A notion frequently presented by beneficiaries of a trust or an estate is that the trustee or executor is doing something unlawful if the beneficiaries are not treated “equally.” Although equality between or among beneficiaries appears to be a readily understandable concept, it is not the same as being entitled to receive an equal share of a trust or an estate. In the context of beneficiary disputes, the claim is not complicated to summarize: if the trustee (or executor) did not treat the beneficiaries equally, the fiduciary must have breached a duty. This argument has a surface appeal, but it is not necessarily consonant with the law.
Trustees and executors often face zero-sum situations, particularly without express instructions from the governing trust instrument or will. For example, two or more beneficiaries may wish to select the same tangible personal property. Alternatively, two or more beneficiaries may wish to receive the same real property. Some beneficiaries simply object to other beneficiaries receiving any specific property, or anything in-kind, even if such a transfer would not result in a shortfall of benefits or property distributable to the other beneficiaries.
There are guideposts in the law that may help pave the fiduciary's way out of such a quagmire. For instance, Virginia’s Trust Code, substantially modeled on the Uniform Trust Code that is now the law in a majority of states, focuses on the legal concept of impartiality.
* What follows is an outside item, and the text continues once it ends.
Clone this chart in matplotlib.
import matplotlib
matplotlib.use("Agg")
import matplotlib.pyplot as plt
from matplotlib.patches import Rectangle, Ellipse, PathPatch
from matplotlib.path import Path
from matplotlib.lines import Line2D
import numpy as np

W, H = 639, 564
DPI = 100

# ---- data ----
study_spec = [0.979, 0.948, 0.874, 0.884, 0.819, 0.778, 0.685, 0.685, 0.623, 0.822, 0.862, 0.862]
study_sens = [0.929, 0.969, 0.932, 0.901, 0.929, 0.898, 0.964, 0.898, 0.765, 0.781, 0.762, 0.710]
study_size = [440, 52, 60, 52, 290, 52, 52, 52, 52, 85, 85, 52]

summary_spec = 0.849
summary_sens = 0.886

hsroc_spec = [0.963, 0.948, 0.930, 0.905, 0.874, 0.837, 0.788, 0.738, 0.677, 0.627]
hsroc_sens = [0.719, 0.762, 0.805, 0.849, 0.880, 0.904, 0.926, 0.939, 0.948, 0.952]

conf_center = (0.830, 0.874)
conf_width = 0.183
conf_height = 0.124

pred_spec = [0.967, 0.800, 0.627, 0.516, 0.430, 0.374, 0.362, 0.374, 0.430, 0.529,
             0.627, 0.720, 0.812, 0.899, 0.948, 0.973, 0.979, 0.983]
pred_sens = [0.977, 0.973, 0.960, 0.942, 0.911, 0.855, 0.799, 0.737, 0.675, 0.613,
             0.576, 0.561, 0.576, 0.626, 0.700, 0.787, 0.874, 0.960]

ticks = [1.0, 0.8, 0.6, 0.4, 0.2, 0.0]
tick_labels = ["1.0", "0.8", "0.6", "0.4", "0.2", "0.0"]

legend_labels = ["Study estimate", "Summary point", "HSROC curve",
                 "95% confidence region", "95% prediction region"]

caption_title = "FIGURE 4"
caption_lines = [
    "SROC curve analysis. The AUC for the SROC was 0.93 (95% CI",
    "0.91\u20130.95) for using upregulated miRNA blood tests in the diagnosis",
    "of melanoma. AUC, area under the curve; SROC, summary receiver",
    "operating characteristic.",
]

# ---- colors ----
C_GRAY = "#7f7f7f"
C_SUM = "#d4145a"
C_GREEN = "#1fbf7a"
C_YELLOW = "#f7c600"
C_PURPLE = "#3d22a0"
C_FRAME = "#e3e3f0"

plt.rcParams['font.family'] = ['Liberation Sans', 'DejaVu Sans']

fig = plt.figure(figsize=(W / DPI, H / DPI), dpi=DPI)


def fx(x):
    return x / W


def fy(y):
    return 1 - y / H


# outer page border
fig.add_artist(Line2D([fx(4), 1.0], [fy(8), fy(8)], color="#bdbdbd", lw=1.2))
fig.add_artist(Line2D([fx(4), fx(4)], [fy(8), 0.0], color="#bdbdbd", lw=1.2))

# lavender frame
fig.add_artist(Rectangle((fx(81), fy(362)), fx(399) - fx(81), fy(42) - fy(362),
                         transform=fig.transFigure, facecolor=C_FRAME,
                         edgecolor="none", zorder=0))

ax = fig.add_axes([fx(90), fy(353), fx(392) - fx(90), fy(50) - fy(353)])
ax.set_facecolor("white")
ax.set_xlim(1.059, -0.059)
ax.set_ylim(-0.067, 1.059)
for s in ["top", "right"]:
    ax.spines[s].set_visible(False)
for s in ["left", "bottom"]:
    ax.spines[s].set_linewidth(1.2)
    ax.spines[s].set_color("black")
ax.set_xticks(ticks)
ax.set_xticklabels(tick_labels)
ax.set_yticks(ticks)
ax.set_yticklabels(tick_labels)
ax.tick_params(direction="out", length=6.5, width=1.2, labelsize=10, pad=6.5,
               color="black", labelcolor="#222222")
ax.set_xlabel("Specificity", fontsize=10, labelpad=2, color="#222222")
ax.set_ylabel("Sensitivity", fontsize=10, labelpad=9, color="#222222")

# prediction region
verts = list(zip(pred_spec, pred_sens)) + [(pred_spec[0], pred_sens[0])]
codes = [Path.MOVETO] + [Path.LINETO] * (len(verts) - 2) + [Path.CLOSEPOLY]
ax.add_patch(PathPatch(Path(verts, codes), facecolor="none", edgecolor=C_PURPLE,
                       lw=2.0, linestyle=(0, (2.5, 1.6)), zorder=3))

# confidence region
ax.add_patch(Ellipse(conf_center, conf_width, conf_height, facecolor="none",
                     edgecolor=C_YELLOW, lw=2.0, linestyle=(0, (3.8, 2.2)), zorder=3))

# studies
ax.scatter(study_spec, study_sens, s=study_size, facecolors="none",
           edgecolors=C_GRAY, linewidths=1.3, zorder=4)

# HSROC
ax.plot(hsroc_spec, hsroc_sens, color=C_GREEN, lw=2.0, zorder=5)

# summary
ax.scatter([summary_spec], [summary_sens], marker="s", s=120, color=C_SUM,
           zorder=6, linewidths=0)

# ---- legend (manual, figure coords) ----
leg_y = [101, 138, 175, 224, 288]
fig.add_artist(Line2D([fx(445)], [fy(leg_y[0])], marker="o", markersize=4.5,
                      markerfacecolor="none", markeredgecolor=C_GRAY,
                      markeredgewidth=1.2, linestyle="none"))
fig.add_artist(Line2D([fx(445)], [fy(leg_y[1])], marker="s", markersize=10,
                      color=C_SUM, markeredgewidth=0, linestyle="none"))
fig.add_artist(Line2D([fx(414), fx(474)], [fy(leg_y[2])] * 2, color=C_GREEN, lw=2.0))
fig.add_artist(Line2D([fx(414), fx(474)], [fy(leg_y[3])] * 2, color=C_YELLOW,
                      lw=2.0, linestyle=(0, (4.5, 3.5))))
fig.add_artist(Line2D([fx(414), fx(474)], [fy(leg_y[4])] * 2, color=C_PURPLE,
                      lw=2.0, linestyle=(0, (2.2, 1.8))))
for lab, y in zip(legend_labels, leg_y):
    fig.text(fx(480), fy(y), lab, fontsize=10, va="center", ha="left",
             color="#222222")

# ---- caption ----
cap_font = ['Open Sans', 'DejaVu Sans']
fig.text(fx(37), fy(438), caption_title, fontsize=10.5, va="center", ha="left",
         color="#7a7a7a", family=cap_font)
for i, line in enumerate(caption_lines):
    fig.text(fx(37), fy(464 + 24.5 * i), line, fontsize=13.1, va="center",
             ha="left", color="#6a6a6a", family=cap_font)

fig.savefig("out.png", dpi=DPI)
The concept of impartiality is different from the commonly understood notion of equality. Impartiality by a trustee focuses on equitable treatment: in investing, managing, and distributing the trust property. As a legal construct, impartiality is also qualified, and may require more than the rote exercise of the fiduciary's taking identical actions for each beneficiary.
The laws governing trusts and estates generally permit fiduciaries to reach an appropriate resolution even in the case of an apparent impasse. These legal guideposts are not always readily discernable, however, and distinctions can become easily blurred when arguments are made on the basis of surface appeal, including those asserting a lack of equality. A trustee or executor challenged by such arguments should either involve legal counsel early in the process of a trust's or estate's administration to prevent such claims from being litigated needlessly or seek counsel with relevant experience in the event that litigation arises.